World

Arab public opinion sours on Obama despite his outreach

WASHINGTON — Despite the imminent withdrawal of most U.S. combat troops from Iraq, Arab public opinion is largely negative toward President Barack Obama and his policies there, according to a poll released Thursday.

The 2010 Arab Public Opinion Poll, conducted by the University of Maryland in conjunction with Zogby International, found that Obama's handling of Iraq ranked as the No. 2 policy that Arabs remained disappointed in, with the No. 1 disappointment his approach to the Israel/Palestine conflict.

"It hasn't gotten worse; it's just that it hasn't gotten as much better as one would expect," the survey's principal investigator, Shibley Telhami, said about Arab opinion of U.S. involvement in Iraq.

Overall, Arab opinion of Obama fell drastically from earlier surveys, with 62 percent saying they have a negative view of him, up from 23 percent shortly after he took office last year.

Arab views of Obama soured even though he's keeping his promise to withdraw U.S. troops from Iraq, with the combat mission to end this month, and all residual forces to be out by the end of 2011.

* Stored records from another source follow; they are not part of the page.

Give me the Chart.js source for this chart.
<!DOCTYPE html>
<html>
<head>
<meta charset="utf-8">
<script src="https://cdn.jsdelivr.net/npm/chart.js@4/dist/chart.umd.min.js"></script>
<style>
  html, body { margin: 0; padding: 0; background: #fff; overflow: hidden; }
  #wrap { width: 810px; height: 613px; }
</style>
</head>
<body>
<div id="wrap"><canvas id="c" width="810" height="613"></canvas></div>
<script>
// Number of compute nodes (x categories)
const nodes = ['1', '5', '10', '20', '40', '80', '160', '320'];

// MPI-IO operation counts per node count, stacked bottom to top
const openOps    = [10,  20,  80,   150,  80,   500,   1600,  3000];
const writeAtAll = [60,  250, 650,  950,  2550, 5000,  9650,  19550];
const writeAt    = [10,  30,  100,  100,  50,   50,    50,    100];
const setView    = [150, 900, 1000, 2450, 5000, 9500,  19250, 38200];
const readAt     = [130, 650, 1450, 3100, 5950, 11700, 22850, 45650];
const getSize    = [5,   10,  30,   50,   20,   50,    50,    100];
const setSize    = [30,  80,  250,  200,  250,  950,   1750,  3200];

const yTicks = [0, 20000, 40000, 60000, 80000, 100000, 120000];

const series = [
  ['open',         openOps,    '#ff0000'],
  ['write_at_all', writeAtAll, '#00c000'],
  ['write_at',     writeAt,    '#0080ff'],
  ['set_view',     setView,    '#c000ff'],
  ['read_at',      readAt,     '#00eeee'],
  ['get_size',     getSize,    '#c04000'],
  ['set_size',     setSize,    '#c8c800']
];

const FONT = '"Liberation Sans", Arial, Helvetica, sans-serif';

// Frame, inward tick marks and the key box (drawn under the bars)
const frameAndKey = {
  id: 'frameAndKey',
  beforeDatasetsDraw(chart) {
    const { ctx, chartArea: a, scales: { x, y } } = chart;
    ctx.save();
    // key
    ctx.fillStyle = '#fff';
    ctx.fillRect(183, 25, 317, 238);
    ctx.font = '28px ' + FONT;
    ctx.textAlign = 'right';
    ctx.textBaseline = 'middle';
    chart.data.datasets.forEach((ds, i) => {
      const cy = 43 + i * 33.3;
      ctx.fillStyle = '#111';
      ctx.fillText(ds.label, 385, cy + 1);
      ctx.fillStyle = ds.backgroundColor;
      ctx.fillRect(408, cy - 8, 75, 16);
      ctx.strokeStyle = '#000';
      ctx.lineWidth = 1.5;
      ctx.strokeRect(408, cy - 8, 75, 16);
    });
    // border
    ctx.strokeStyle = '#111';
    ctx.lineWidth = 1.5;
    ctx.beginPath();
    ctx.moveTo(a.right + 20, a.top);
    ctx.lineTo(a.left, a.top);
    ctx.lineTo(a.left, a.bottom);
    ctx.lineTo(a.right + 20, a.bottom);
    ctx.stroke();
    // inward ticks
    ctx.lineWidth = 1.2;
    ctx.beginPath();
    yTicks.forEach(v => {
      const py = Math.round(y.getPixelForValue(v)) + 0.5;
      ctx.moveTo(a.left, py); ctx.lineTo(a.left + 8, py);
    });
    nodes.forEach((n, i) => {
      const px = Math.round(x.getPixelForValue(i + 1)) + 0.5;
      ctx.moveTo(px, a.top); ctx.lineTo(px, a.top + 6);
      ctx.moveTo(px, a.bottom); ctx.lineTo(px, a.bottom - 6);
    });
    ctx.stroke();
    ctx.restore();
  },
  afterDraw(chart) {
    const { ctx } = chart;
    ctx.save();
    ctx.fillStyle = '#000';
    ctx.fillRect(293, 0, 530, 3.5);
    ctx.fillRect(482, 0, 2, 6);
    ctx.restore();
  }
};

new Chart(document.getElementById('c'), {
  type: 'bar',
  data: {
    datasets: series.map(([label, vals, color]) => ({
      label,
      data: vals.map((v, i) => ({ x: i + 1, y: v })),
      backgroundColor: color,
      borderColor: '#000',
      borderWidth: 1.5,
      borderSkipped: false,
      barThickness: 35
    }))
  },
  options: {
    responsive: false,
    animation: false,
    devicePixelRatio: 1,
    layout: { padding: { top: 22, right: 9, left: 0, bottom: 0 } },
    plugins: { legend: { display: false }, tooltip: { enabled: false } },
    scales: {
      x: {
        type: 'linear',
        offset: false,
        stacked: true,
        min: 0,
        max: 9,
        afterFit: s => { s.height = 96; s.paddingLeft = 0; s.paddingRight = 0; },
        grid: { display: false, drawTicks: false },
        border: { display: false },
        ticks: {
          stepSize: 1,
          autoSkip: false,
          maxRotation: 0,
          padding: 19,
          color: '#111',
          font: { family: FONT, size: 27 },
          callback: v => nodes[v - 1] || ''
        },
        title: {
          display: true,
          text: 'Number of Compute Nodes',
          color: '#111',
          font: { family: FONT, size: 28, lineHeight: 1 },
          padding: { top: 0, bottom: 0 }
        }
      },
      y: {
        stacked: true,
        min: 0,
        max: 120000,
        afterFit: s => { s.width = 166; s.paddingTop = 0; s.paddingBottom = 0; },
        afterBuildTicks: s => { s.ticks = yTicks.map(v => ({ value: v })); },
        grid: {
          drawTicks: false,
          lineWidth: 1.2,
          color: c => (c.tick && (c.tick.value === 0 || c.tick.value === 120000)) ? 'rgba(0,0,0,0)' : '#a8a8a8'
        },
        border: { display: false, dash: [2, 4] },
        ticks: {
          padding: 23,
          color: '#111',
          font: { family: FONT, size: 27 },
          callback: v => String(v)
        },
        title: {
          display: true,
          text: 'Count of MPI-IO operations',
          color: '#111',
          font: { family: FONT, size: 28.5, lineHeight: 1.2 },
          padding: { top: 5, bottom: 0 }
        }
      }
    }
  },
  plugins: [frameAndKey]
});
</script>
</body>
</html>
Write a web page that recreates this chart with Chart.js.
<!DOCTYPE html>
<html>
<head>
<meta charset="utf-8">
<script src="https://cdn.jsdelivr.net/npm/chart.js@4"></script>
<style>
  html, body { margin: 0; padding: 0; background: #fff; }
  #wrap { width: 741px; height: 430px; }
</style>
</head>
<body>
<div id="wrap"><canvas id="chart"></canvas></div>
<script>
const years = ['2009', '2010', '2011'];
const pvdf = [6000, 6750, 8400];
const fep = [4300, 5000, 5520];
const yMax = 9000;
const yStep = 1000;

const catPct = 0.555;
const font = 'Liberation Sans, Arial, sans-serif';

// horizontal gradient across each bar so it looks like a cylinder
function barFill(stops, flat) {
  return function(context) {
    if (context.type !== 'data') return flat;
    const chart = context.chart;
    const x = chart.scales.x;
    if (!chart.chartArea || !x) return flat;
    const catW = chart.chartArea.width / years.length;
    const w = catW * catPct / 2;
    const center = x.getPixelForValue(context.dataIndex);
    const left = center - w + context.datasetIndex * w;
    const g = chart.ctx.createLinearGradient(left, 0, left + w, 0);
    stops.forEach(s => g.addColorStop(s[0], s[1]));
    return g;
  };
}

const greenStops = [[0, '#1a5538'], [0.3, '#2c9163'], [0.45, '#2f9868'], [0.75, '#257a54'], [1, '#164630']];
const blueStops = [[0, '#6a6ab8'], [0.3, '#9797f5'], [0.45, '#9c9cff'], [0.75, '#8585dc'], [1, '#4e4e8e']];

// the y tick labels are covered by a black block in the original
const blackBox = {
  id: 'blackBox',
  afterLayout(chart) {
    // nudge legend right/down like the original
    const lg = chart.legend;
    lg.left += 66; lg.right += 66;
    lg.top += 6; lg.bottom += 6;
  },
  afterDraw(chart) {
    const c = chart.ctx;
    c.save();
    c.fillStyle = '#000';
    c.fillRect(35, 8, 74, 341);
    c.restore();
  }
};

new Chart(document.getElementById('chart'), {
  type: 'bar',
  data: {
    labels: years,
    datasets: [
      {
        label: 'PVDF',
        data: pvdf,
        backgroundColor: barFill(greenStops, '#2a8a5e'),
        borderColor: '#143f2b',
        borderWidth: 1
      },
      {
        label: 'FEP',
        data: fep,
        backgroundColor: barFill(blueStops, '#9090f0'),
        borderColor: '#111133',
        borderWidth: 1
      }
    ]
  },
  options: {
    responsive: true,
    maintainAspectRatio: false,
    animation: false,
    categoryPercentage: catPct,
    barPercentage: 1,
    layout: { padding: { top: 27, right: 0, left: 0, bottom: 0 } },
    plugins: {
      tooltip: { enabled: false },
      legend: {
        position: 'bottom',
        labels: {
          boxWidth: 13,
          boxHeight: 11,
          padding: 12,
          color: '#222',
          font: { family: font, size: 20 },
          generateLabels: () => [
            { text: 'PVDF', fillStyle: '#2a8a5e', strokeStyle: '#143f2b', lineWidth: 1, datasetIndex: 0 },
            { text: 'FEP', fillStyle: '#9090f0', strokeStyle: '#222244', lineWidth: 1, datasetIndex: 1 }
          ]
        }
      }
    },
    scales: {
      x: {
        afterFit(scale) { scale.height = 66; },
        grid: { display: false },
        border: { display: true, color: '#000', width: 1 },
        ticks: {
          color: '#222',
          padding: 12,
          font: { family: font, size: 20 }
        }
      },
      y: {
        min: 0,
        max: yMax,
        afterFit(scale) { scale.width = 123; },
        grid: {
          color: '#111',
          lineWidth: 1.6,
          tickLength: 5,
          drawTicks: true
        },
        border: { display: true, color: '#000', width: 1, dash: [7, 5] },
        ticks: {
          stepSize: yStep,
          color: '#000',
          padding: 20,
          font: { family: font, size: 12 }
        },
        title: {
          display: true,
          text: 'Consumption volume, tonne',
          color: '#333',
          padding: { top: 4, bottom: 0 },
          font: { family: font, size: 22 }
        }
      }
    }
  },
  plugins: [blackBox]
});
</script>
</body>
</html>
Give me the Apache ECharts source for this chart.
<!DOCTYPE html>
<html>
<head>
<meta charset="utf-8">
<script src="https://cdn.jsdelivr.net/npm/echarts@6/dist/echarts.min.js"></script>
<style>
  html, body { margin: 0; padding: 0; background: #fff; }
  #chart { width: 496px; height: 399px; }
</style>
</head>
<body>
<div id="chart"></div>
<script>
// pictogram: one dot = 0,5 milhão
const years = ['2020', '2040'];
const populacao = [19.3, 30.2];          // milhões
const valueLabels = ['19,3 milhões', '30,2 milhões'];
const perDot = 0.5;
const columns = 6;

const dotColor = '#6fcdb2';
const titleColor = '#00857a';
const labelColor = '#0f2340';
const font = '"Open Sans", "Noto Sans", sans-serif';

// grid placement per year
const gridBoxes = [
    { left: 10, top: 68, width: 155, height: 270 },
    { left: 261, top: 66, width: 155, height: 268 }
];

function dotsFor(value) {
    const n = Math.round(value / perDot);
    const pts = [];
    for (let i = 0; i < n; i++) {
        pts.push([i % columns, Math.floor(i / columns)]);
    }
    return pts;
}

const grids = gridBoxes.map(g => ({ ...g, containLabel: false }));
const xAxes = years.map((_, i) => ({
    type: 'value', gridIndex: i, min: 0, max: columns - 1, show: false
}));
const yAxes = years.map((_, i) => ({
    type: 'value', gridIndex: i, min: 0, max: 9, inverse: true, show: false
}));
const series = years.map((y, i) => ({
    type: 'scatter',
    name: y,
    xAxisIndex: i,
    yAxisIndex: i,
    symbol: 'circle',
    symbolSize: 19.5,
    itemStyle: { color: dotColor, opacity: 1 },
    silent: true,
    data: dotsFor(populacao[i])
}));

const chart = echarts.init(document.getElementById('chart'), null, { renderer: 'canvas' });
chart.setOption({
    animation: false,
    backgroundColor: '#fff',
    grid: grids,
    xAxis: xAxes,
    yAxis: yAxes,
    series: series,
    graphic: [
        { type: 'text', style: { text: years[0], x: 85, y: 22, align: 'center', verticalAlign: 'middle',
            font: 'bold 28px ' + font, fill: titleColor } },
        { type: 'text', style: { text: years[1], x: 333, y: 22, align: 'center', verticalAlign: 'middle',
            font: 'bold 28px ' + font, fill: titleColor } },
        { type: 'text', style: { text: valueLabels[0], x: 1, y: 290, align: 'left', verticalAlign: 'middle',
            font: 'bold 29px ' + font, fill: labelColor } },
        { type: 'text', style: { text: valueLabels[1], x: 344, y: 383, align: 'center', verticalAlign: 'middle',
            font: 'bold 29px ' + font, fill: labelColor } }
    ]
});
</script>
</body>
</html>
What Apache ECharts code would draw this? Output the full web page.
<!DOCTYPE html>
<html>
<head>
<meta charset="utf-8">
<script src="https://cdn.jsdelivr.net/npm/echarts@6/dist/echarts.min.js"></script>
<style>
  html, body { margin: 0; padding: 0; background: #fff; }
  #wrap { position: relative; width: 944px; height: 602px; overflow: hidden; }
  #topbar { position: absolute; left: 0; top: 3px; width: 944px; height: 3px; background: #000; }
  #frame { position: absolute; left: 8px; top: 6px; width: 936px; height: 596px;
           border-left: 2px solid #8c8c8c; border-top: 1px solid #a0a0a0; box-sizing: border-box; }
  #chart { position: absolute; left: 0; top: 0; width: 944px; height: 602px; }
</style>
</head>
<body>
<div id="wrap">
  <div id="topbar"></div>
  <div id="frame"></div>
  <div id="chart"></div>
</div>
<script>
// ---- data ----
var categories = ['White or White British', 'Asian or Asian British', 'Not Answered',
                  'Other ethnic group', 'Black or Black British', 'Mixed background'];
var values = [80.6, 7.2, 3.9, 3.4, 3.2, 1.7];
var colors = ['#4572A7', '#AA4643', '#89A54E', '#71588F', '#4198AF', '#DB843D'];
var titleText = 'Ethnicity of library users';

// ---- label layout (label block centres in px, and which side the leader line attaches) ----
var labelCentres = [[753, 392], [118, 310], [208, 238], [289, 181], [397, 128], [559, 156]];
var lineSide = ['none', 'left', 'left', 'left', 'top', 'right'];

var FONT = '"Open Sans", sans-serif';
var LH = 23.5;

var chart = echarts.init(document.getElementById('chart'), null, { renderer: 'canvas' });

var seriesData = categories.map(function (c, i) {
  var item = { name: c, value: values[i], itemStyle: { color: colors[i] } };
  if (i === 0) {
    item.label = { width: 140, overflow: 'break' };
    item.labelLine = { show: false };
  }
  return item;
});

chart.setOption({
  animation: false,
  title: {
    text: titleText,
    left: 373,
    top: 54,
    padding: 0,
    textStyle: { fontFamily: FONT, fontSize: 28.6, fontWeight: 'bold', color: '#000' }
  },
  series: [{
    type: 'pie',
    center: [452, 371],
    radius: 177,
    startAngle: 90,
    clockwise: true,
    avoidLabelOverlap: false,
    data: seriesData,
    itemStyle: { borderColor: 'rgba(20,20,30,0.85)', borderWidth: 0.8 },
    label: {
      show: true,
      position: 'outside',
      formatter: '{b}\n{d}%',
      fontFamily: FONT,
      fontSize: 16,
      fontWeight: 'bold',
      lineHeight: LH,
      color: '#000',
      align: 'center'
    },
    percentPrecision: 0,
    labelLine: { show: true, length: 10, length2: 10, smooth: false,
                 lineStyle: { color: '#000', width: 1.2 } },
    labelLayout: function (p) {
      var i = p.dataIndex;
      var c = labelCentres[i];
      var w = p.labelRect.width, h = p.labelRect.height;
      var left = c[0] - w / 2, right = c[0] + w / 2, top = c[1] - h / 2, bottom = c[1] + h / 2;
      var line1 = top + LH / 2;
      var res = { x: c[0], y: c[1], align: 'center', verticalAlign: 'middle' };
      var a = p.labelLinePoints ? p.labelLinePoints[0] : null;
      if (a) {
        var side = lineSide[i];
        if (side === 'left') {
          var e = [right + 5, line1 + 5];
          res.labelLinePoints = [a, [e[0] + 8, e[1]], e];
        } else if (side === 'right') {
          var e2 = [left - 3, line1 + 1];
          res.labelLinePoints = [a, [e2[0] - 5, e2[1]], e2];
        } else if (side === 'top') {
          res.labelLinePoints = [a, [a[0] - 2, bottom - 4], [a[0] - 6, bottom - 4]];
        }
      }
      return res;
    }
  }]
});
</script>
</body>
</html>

The two previous annual surveys in this series had found Arabs saying that U.S. withdrawal from Iraq and the Arabian peninsula ranked in the top three U.S. steps that would most improve their view of the U.S.

The most pleasing Obama administration policy for Arabs was its tolerant attitude toward Islam, the poll found. Even so, results overall suggest that U.S. efforts to cultivate public favor in the Middle East, such as Obama's promise of a "new beginning" in Cairo in June 2009, are overshadowed by issues such as the Israeli raid on a Gaza-bound aid flotilla in May.

Telhami said that the U.S. treatment of the Israel/Palestine conflict may be contributing to negative Arab views of the U.S. role in Iraq, and is certainly a cause of the overall negative shift against Obama.

"What happens is most Arabs see American foreign policy through the prism of Israel/Palestine, and when they're not happy on that issue the top half looks empty," Telhami said. "So, in a way the anger on the Israel/Palestine issue exacerbates their views on the Iraq issue."

The survey also found that while an Arab majority thinks that Iran is trying to acquire weapons of mass destruction, 77 percent say that Iran has a right to its nuclear program, and 57 percent say that a nuclear-armed Iran would be positive for the Middle East. In 2009, 53 percent of Arabs said that Iran had a right to its nuclear program, and 29 percent thought a nuclear Iran would have a positive impact on the Middle East.

"A lot of it is 'the enemy of my enemy (is my friend)' in relation to Iran," Telhami said.

The annual survey, which is in its ninth year, has an error margin of plus-or-minus 1.6 percentage points. It was administered to nearly 4,000 Arabs from Egypt, Jordan, Lebanon, Morocco, Saudi Arabia, and the United Arab Emirates from June 29 to July 20.